An artist might not love herself, but there must be something in her that wants to survive, otherwise there would be no need for words to fill up a blank rectangle, no need to hold on to ideas or experiences demanding to be remade in language. Art, no matter how cynical, cannot be made without hope.
Then there’s Sheila Heti’s How Should a Person Be?, part novel, part self-help manual, and part exploration of the artistic impulse. The character of Sheila addresses the question the book’s title poses early on:
I sometimes wonder about it, and I can’t help but answer like this: a celebrity…My hope is to live a simple life…By a simple life, I mean a life of undying fame that I don’t have to participate in.
Acknowledging the foolishness in this quest for stardom, Heti the writer mocks Sheila, but she also believes the impulse to make art involves that same vanity. Sheila reveals her grandiose creative ambitions,
I am writing a play that is going to save the world. If it only saves three people, I will not be happy. If with this play the oil crisis is merely averted and our standard of living maintains itself at its current level, I will weep into my oatmeal.

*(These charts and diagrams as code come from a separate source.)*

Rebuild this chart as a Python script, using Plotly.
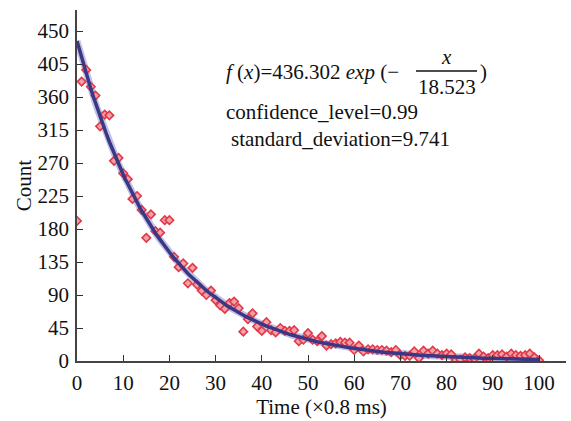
import plotly.graph_objects as go
import math

# ---- data ----
time_x = list(range(0, 101))
counts = [191, 381, 397, 374, 362, 320, 336, 335, 273, 277,
          256, 248, 221, 225, 206, 168, 200, 177, 175, 192,
          192, 142, 128, 133, 106, 127, 104, 96, 90, 96,
          83, 76, 71, 79, 81, 72, 40, 57, 65, 47,
          41, 53, 42, 39, 45, 41, 41, 42, 27, 29,
          38, 29, 27, 34, 21, 23, 24, 26, 25, 25,
          15, 21, 13, 16, 16, 15, 15, 14, 12, 15,
          8, 7, 7, 13, 4, 14, 10, 14, 10, 8,
          10, 9, 1, 2, 5, 4, 3, 10, 6, 4,
          8, 8, 9, 6, 10, 8, 7, 8, 10, 5, 1]

fit_amplitude = 436.302
fit_tau = 18.523
fit_x = [i * 0.5 for i in range(0, 201)]

y_ticks = [0, 45, 90, 135, 180, 225, 270, 315, 360, 405, 450]
x_ticks = [0, 10, 20, 30, 40, 50, 60, 70, 80, 90, 100]

fit_y = [fit_amplitude * math.exp(-v / fit_tau) for v in fit_x]

W, H = 571, 421
ML, MR, MT, MB = 77, 5, 10, 60
PW, PH = W - ML - MR, H - MT - MB


def px(xp):
    return (xp - ML) / PW


def py(yp):
    return 1 - (yp - MT) / PH


FONT = "Liberation Serif"
FS = 21

fig = go.Figure()
fig.add_trace(go.Scatter(x=fit_x, y=fit_y, mode="lines",
                         line=dict(color="rgba(120,120,200,0.45)", width=7),
                         hoverinfo="skip", showlegend=False))
fig.add_trace(go.Scatter(x=time_x, y=counts, mode="markers",
                         marker=dict(symbol="diamond", size=6.5, color="#f3a0a6",
                                     line=dict(color="#e2394a", width=1.6)),
                         showlegend=False))
fig.add_trace(go.Scatter(x=fit_x, y=fit_y, mode="lines",
                         line=dict(color="#3a3886", width=3.5),
                         showlegend=False))

axis_common = dict(showgrid=False, zeroline=False, showline=True,
                   linecolor="#444444", linewidth=1.5, ticks="inside",
                   ticklen=6, tickwidth=1.3, tickcolor="#333333",
                   tickfont=dict(family=FONT, size=FS, color="#111111"),
                   mirror=False, automargin=False)

fig.update_xaxes(range=[0, PW / 4.62], tickvals=x_ticks,
                 title=dict(text="Time (×0.8 ms)", font=dict(family=FONT, size=FS, color="#111111"),
                            standoff=2),
                 ticklabelstandoff=2,
                 **axis_common)
fig.update_yaxes(range=[0, PH / 0.7333], tickvals=y_ticks,
                 title=dict(text="Count", font=dict(family=FONT, size=FS, color="#111111"),
                            standoff=0),
                 ticklabelstandoff=2,
                 **axis_common)

afont = dict(family=FONT, size=FS, color="#111111")
anns = [
    dict(x=px(224), y=py(72), text="<i>f</i> (<i>x</i>)=436.302 <i>exp</i> (−", xanchor="left"),
    dict(x=px(446), y=py(57), text="<i>x</i>", xanchor="center"),
    dict(x=px(447), y=py(87), text="18.523", xanchor="center"),
    dict(x=px(478), y=py(72), text=")", xanchor="left"),
    dict(x=px(224), y=py(112), text="confidence_level=0.99", xanchor="left"),
    dict(x=px(229), y=py(139), text="standard_deviation=9.741", xanchor="left"),
]
for a in anns:
    fig.add_annotation(xref="paper", yref="paper", yanchor="middle", showarrow=False,
                       font=afont, **a)

fig.add_shape(type="line", xref="paper", yref="paper",
              x0=px(416), x1=px(477), y0=py(71), y1=py(71),
              line=dict(color="#111111", width=1.3))

fig.update_layout(width=W, height=H, margin=dict(l=ML, r=MR, t=MT, b=MB),
                  plot_bgcolor="white", paper_bgcolor="white",
                  font=dict(family=FONT))

fig.write_html("out.html", config={"displayModeBar": False},
               post_script="document.body.style.margin='0';document.body.style.overflow='hidden';")
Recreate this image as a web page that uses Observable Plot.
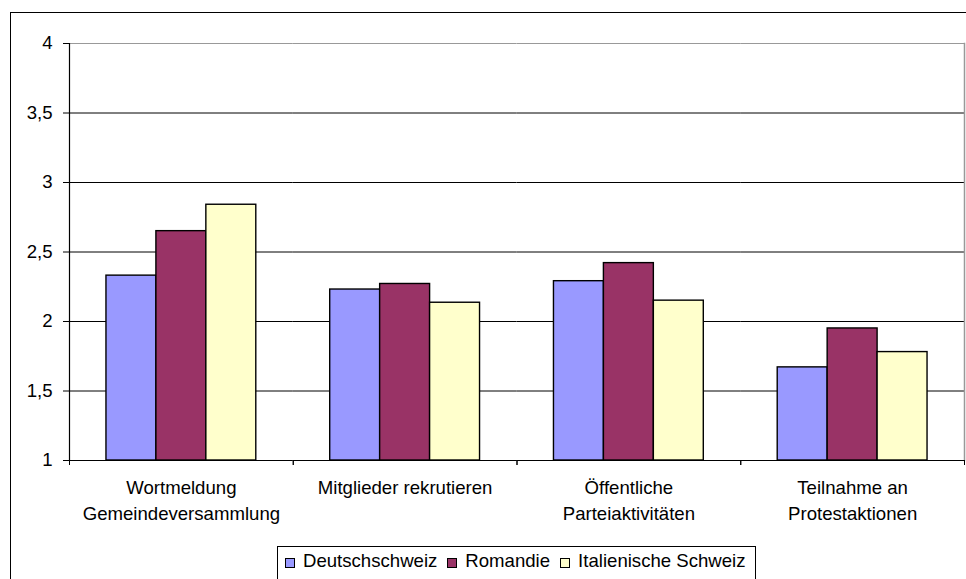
<!DOCTYPE html>
<html>
<head>
<meta charset="utf-8">
<script src="https://cdn.jsdelivr.net/npm/d3@7"></script>
<script src="https://cdn.jsdelivr.net/npm/@observablehq/plot@0.6"></script>
<style>
  html, body { margin: 0; padding: 0; background: #fff; }
  body { font-family: "Liberation Sans", Arial, sans-serif; color: #000; }
  #wrap { position: relative; width: 966px; height: 579px; overflow: hidden; background: #fff; }
  #border { position: absolute; left: 10px; top: 12px; width: 1100px; height: 1000px;
            border: 1.5px solid #000; box-sizing: border-box; z-index: 3; pointer-events: none; }
  #chart { position: absolute; left: 0; top: 0; z-index: 1; }
  #chart svg { display: block; background: transparent; }
  #legend { position: absolute; left: 277px; top: 546px; width: 479px; height: 60px;
            border: 1px solid #000; box-sizing: border-box; background: #fff; z-index: 2;
            padding: 4px 0 0 7px; display: flex; align-items: flex-start; white-space: nowrap; }
  .item { display: inline-flex; align-items: center; font-size: 18.6px; line-height: 20px;
          margin-right: 10px; flex-shrink: 0; white-space: nowrap; }
  .sw { width: 10px; height: 10px; border: 1px solid #000; box-sizing: border-box; margin-right: 8px; margin-top: 4px; flex-shrink: 0; }
</style>
</head>
<body>
<div id="wrap">
  <div id="border"></div>
  <div id="chart"></div>
  <div id="legend"></div>
</div>
<script>
// ---- data ----
const categories = [
  "Wortmeldung Gemeindeversammlung",
  "Mitglieder rekrutieren",
  "Öffentliche Parteiaktivitäten",
  "Teilnahme an Protestaktionen"
];
const categoryLabels = [
  "Wortmeldung\nGemeindeversammlung",
  "Mitglieder rekrutieren",
  "Öffentliche\nParteiaktivitäten",
  "Teilnahme an\nProtestaktionen"
];
const series = ["Deutschschweiz", "Romandie", "Italienische Schweiz"];
const seriesColors = ["#9999FF", "#993366", "#FFFFCC"];
const deutschschweiz = [2.33, 2.23, 2.29, 1.67];
const romandie = [2.65, 2.27, 2.42, 1.95];
const italienischeSchweiz = [2.84, 2.135, 2.15, 1.78];
const yTicks = [1, 1.5, 2, 2.5, 3, 3.5, 4];
const yTickLabels = ["1", "1,5", "2", "2,5", "3", "3,5", "4"];
const gridValues = [1.5, 2, 2.5, 3, 3.5];

// ---- table ----
const valuesBySeries = [deutschschweiz, romandie, italienischeSchweiz];
const table = [];
categories.forEach((c, i) => {
  series.forEach((s, j) => table.push({category: c, series: s, value: valuesBySeries[j][i]}));
});

const W = 966, H = 540, mL = 69, mR = 2, mT = 43, mB = 80;
const halfFacet = (W - mL - mR) / categories.length / 2;

const chart = Plot.plot({
  width: W,
  height: H,
  marginLeft: mL,
  marginRight: mR,
  marginTop: mT,
  marginBottom: mB,
  style: {fontFamily: '"Liberation Sans", Arial, sans-serif', fontSize: "18.6px", color: "#000", background: "transparent"},
  fx: {domain: categories, padding: 0, round: false, label: null},
  x: {domain: series, paddingInner: 0, paddingOuter: 0.74, round: false, axis: null},
  y: {domain: [1, 4], label: null},
  color: {domain: series, range: seriesColors},
  marks: [
    Plot.ruleY(gridValues, {stroke: "#000", strokeWidth: 1}),
    Plot.ruleY([4], {stroke: "#999", strokeWidth: 1.2}),
    Plot.frame({anchor: "right", facetAnchor: "right", stroke: "#999", strokeWidth: 1.5}),
    Plot.barY(table, {fx: "category", x: "series", y1: 1, y2: "value", fill: "series",
                      stroke: "#000", strokeWidth: 1.4}),
    Plot.ruleY([1], {stroke: "#000", strokeWidth: 1.2}),
    Plot.frame({anchor: "left", facetAnchor: "left", stroke: "#000", strokeWidth: 1.2}),
    Plot.axisY({ticks: yTicks, tickFormat: d => yTickLabels[yTicks.indexOf(d)],
                tickSize: 6, tickPadding: 11, label: null, fontSize: 18.6}),
    Plot.axisFx({anchor: "bottom", tickSize: 5, text: null, dx: -halfFacet, label: null}),
    Plot.axisFx({anchor: "bottom", tickSize: 5, text: null, dx: halfFacet, label: null}),
    Plot.axisFx({anchor: "bottom", tickSize: 0, tickPadding: 16, lineHeight: 1.36, fontSize: 18.6,
                 label: null, tickFormat: d => categoryLabels[categories.indexOf(d)]})
  ]
});
document.getElementById("chart").appendChild(chart);

// ---- legend ----
const legend = document.getElementById("legend");
series.forEach((s, i) => {
  const item = document.createElement("span");
  item.className = "item";
  const sw = document.createElement("span");
  sw.className = "sw";
  sw.style.background = seriesColors[i];
  item.appendChild(sw);
  item.appendChild(document.createTextNode(s));
  legend.appendChild(item);
});
</script>
</body>
</html>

Such is the gamut of extremes on the scale of self-preservation, which according to these characters—Lila who won’t write because she doesn’t care to exist and Heti’s Sheila who feels she doesn’t exist until she attains universal acclaim—would be the function of writing.
Sometimes the happiness at getting something done one morning feels like enough, fulfilling that daily craving, until the need for a receiver, the acknowledgment from an audience, becomes totally and intolerably paramount, but then that tide too subsides again. These are the highs and lows of artistic life, healthful doses of confidence and dissatisfaction, even despair.
Is the satisfaction in seeing a work fully realized whether or not someone experiences it—an entirely personal pursuit? Or does the comfort of self-preservation come at the very least from seeing the words printed on paper and wrapped in a dust jacket? Or never feeling satisfied until the work is not only in people’s hands, but preserved in their minds for posterity?
There’s an old art school adage that says, “art isn’t therapy.” “Art isn’t therapy” means if you are working something out somewhere in the process of making, you forfeit an objectivity, professionalism, or seriousness that earns the right to a readership. These days, given the literature I’m encountering, I’m tending to disagree. Art and therapy both fulfill the distinctly human desire to be heard, and I get a little emotional when I think about what E. M. Forster once said: “One is certain of nothing but the truth of one’s own emotions.”